Church and State: Archbishop Sought to Discourage Gov. from Supporting Marriage Equality
The Catholic Church sought to discourage the governor of Maryland from supporting marriage equality, pressuring Martin O’Malley not to sponsor a marriage equality bill because O’Malley himself is Catholic, Herald-Mail.com reported on Aug. 9.
O’Malley received correspondence last month from the Archbishop of Baltimore, Edwin O’Brien, telling him not to sponsor a marriage equality bill because legal parity for sexual minorities and their families conflicts with the teachings of the Church.
The Catholic Church recognizes that gays do not "choose" to be sexually and romantically attracted to others of the same gender. But the Church also teaches that gays are "disordered" in their ability to relate to others intimately, and condemns sexual expressions of love and devotion between consenting adults of the same gender as "inherently evil."
Marriage equality activists in Maryland had taken note of New York Gov. Andrew Cuomo’s leadership in shepherding a marriage equality bill to law in that state, despite Albany’s reputation as a deeply dysfunctional state capitol -- and in spite of the failure of a similar bill less than two years previously. Marriage proponents gave voice to the hope that O’Malley would take his cue from Cuomo.

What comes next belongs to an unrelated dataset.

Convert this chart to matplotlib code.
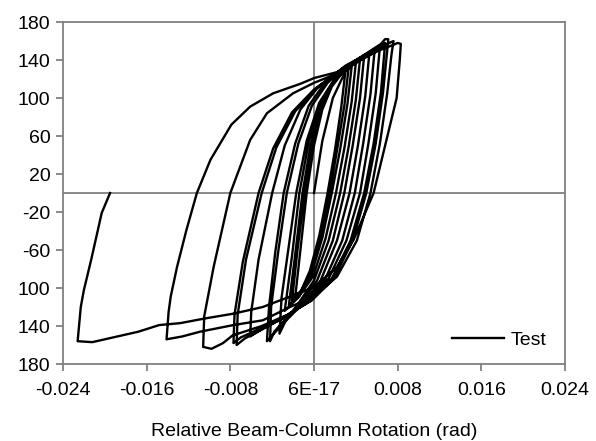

A marriage equality measure failed to pass Maryland’s House of Representatives earlier this year, though the state senate approved it. O’Malley had not lobbied lawmakers vigorously for passage of the measure. But after the victory for gay and lesbian families in New York, Maryland’s marriage advocates were reenergized. O’Brien seemingly sought to head off a similar push from the governor’s office in Maryland, writing O’Malley that marriage parity for same-sex families would be harmful to society at large -- a common assertion that has not been borne out in the eight states where marriage equality has been approved, except perhaps insofar as voters in two of those states repealed marriage equality.
In Maine, the law was stricken by plebiscite before it could take effect. But in California, gay and lesbian families saw their existing right to marry yanked from their hands by ballot initiative Proposition 8, which passed at the polls by a narrow margin, and only after a bruising campaign that saw gays and marriage parity made the subjects of an array of false and misleading claims, including insinuations that allowing gays to continue marrying would result in children being "recruited" into homosexuality at school.
"As advocates for the truths we are compelled to uphold, we speak with equal intensity and urgency in opposition to your promoting a goal that so deeply conflicts with your faith, not to mention the best interests of our society," a letter from O’Brien to O’Malley read.
But the governor responded with the argument that whatever Church teaching might be, the state should treat gays as the equals of heterosexuals in the eyes of the law.
"[W]hen shortcomings in our laws bring about a result that is unjust, I have a public obligation to try to change that injustice," O’Malley wrote back to the archbishop.
Gay and lesbian families had withstood the worst of such injustice, O’Malley averred.
"I have concluded that discriminating against individuals based on their sexual orientation in the context of civil marital rights is unjust," the governor wrote in his letter to O’Brien. "I have also concluded that treating the children of families headed by same-sex couples with lesser protections under the law than the children of families headed by heterosexual parents, is also unjust."
The governor’s office made letters from the Archbishop available to the public on Aug. 8.
On July 22, O’Malley said that he would make marriage parity a priority in 2012.
Catholic officials have attempted in the past to influence the actions of duly elected U.S. legislators by threatening to withhold church sacraments such as communion from lawmakers of that faith tradition who do not reflect Church teachings in their legislative records.
But many Catholic politicians respond instead to the will of their constituents. In recent years, America’s GLBT citizens have enjoyed greater acceptance and gained rights previously denied them based on their sexual orientation.
Many American Catholics, moreover, outrightly reject certain Church positions, including women’s rights and GLBT equality.
Some Maryland politicians have already said that their attitudes about marriage equality are hardened, and they do not expect to become supporters of marriage equality regardless of the New York law or O’Malley’s efforts.
One Republican lawmaker did suggest that if equality advocates were to propose civil unions, that might be more palatable to conservative lawmakers.
"I don’t see it as having a huge impact on what happens here," said State Del. C.T. Wilson of the historic New York vote.
State Del. Nicholaus Kipke told the media that the minds of his colleagues are made up, saying, "The positions of lawmakers are pretty well-entrenched on the issue." But, Kipke said, he would vote in favor of a bill to provide civil unions, which GLBT equality advocates regard as both separate and unequal to full-fledged marriage rights.